Eu vinha de uma longa viagem, que me tomou uma noite inteira e um
pedaço do dia. Quando cheguei na minha
cidade, entrei num supermercado a fim de procurar algo que me aplacasse a fome
e fui direto à padaria. Dentre as inúmeras tentações, decidi comprar pães
franceses (ou pão de sal, conforme se dizia antigamente na minha terra). Aquela
não seria a minha refeição, mas tomado de fúria famélica, devorei apressadamente
dois pãezinhos como se fossem a melhor das iguarias.
O ‘pão de sal’ é iguaria, sim, pelo
menos para mim. E sei que ele foi também o petisco preferido de meu pai. Muitas
vezes, eu me lembro, papai, ao passar por uma padaria, consultava o bolso e,
confirmado o ‘saldo’, entrava e comprava uma sacola de ‘pães de sal’. De imediato,
pegava deles e repartia com quem o acompanhasse. Depois pegava outro e o comia sofregamente
enquanto caminhava pela estrada poeirenta, no caminho de casa.
Enquanto eu comia o pão naquele começo
de tarde, eu lembrava de meu pai, mas não só. Eu lembrei também de um sujeito
que encontrei numa das rodoviárias pelas quais passei. Maltrapilho, um homem
chegou até mim, dizendo: “Aqui, eu não estou pedindo dinheiro. Dinheiro, não quero
de jeito nenhum. Eu só quero um pedacinho de pão, porque não almocei nem jantei
e estou com muita fome!”
Olhei bem para aquele senhor e o
reconheci de outra passagem. Então eu lhe disse: “Já virou freguês, né? Outro
dia você me procurou...” Ele sorriu desconcertado e quase me pediu desculpas, mas
foi bastante eficiente no serviço: “Pois é... Eu peço porque estou muito
precisado.” Então eu disse que lhe daria uma coxinha e pedi que me acompanhasse
até a lanchonete, o que ele recusou veementemente. Disse que a dona da
lanchonete não gosta dele, não se sabe por quê, e que nunca ia pôr os pés lá.

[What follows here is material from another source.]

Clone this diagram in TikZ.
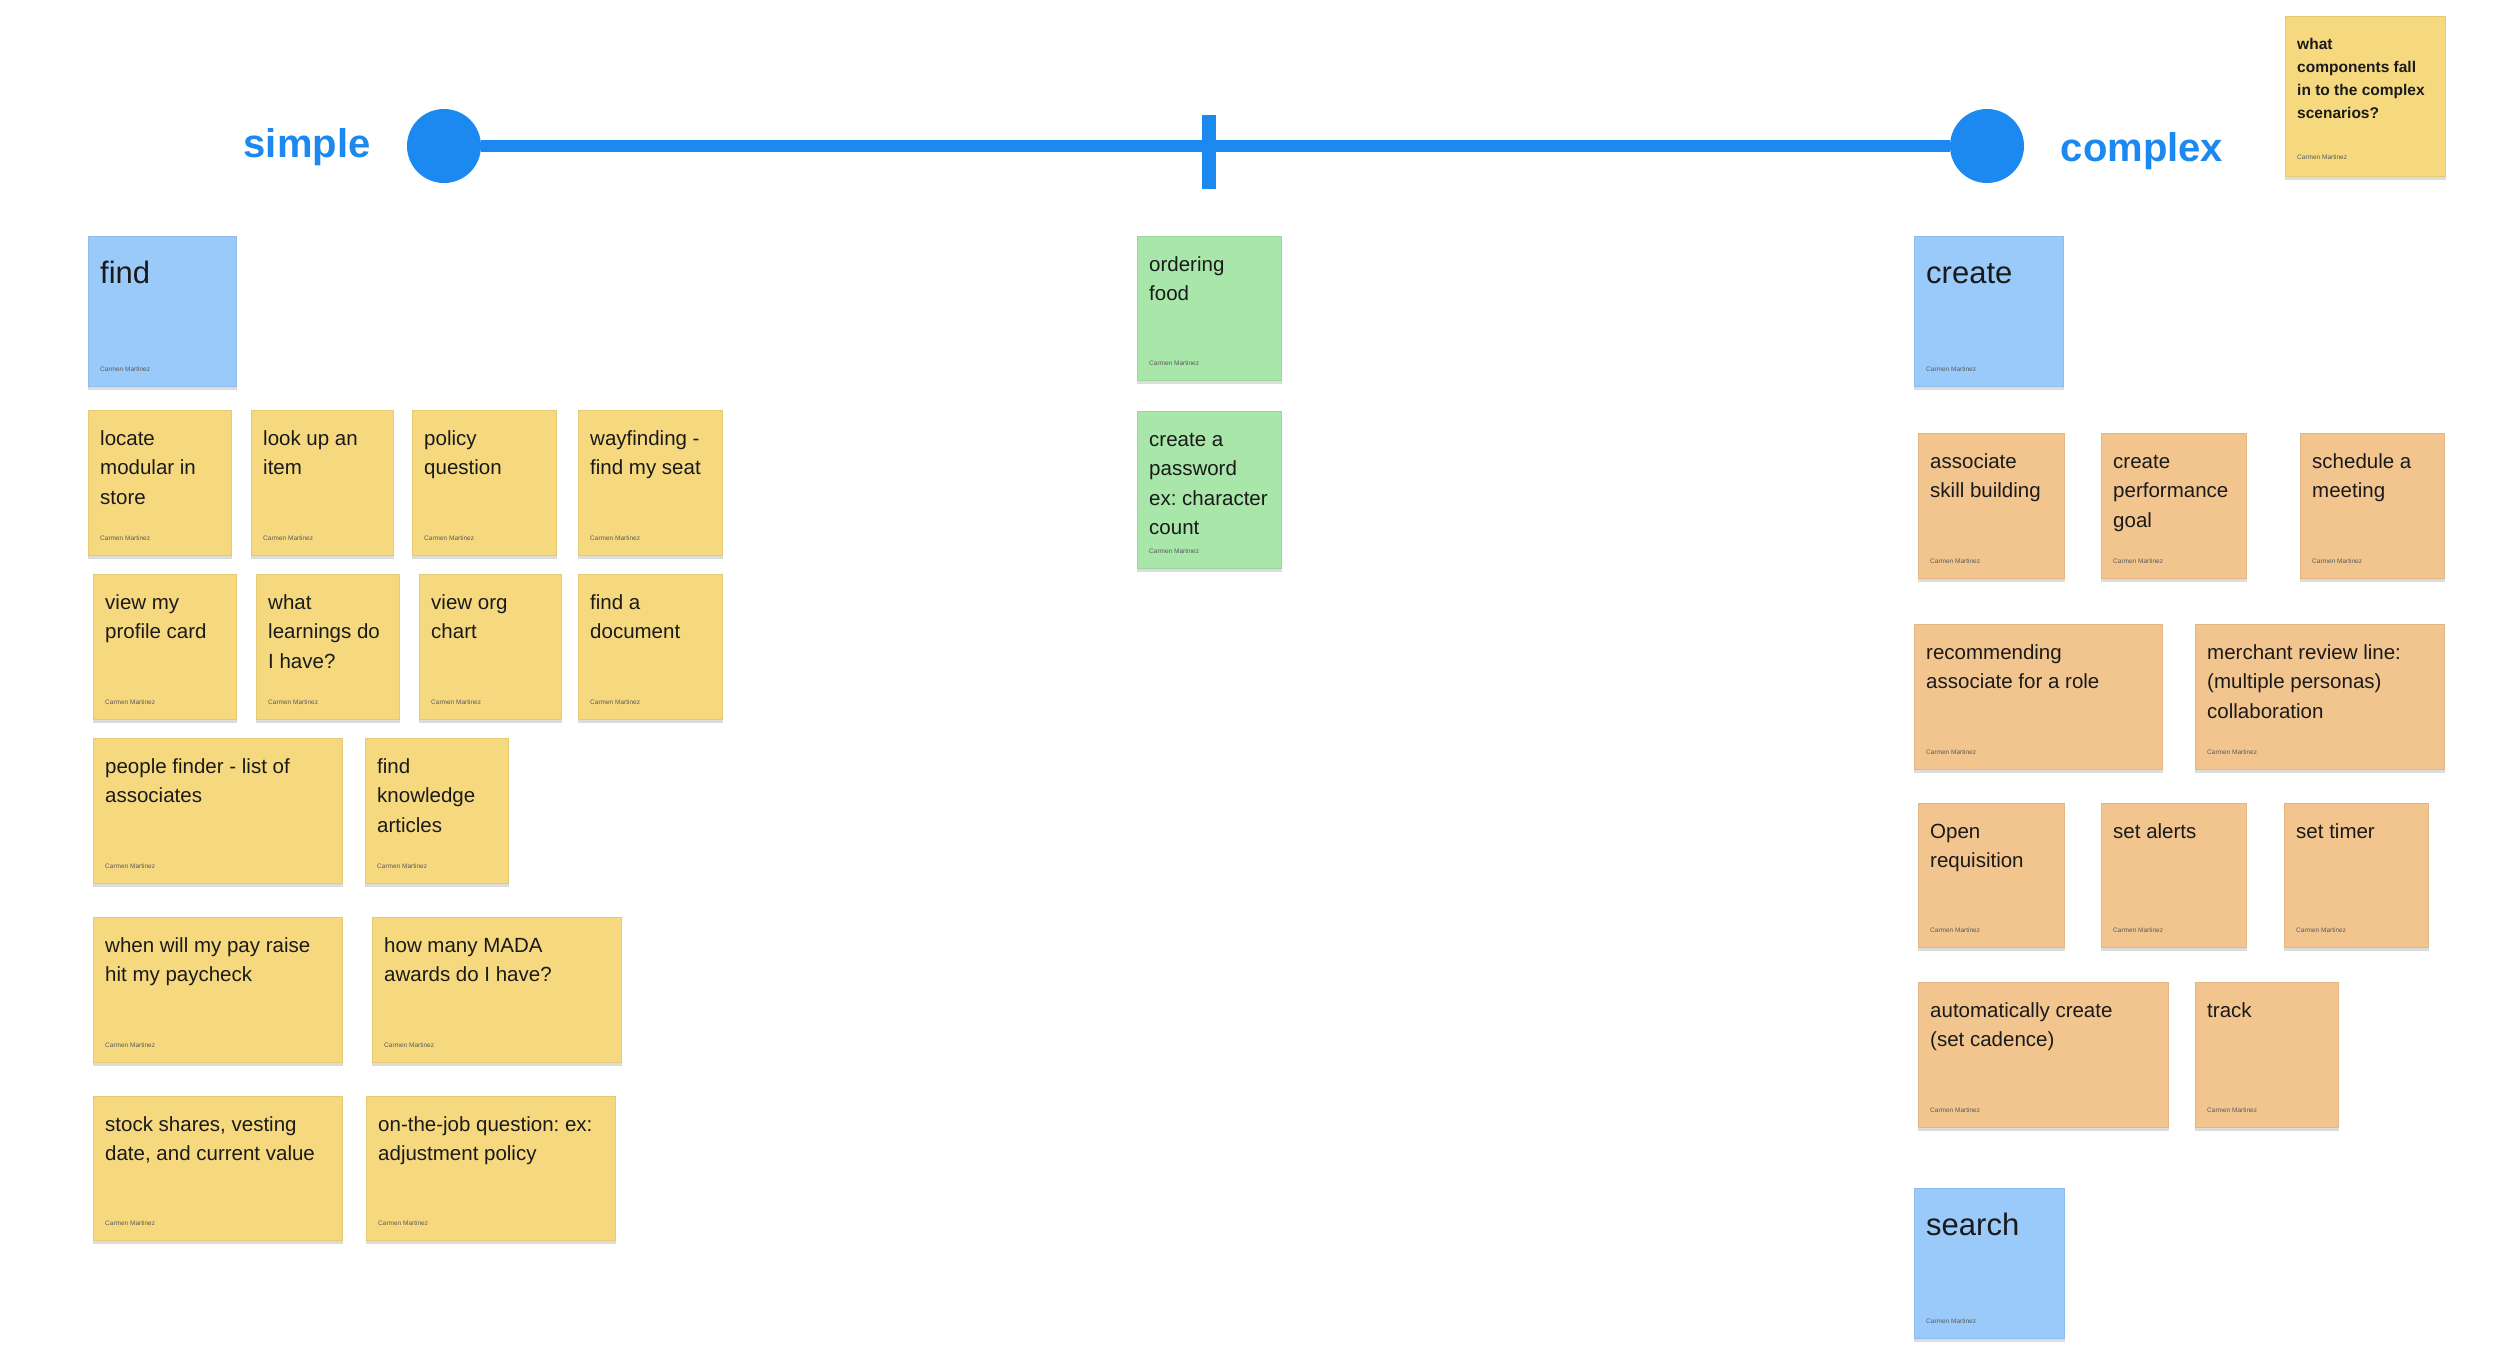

Insisti, dizendo que ele fosse comigo e nada lhe aconteceria, porque neste país
ainda há leis. Mas o homem ‘bateu o pé’ e não quis me acompanhar.
Quando eu já estava a certa
distância, rumo à lanchonete, ele me alcançou apressado para dizer: “Aqui, traz
a coxinha, mas uma coca também. Uma coquinha só...” Eu comecei a me irritar. “Você
quer Coca-Cola?! Se tem fome, come o lanche. Eu não compro refrigerante pra mim...”
“Ah, compra, sim”, ele insistiu e continuou: “É que hoje é meu aniversário e eu
queria beber uma coquinha!...” “Seu aniversário? Que legal! Então me diga uma coisa:
que dia é hoje?” Ele olhou pra baixo, pro lado e pra cima e quase abriu a boca
pra falar algum número, mas desistiu. Então eu percebi a malandragem e o deixei
parado ali. Trouxe a coxinha pra ele, mas sem refri. Ele pegou o salgado, me agradeceu e se foi.
A dona da lanchonete me advertiu
na outra vez e nesta também: “Não dê nada pra esse homem, porque ele vai vender
e comprar porcaria. Então dê a coxinha e mande ele morder na sua frente pra ninguém
comprar dele.” “Mas quem vai comprar um lanche de um mendigo?”, perguntei. Ela
disse que muita gente compra. Respondi que se alguém compra a comida de um
pedinte, essa pessoa está em pior situação. Então a mulher pegou os sete reais
e não disse mais palavra.
Foi preciso escrever tudo isso só
pra dizer que, quando se tem fome, um pão francês é o 'menu dos deuses'.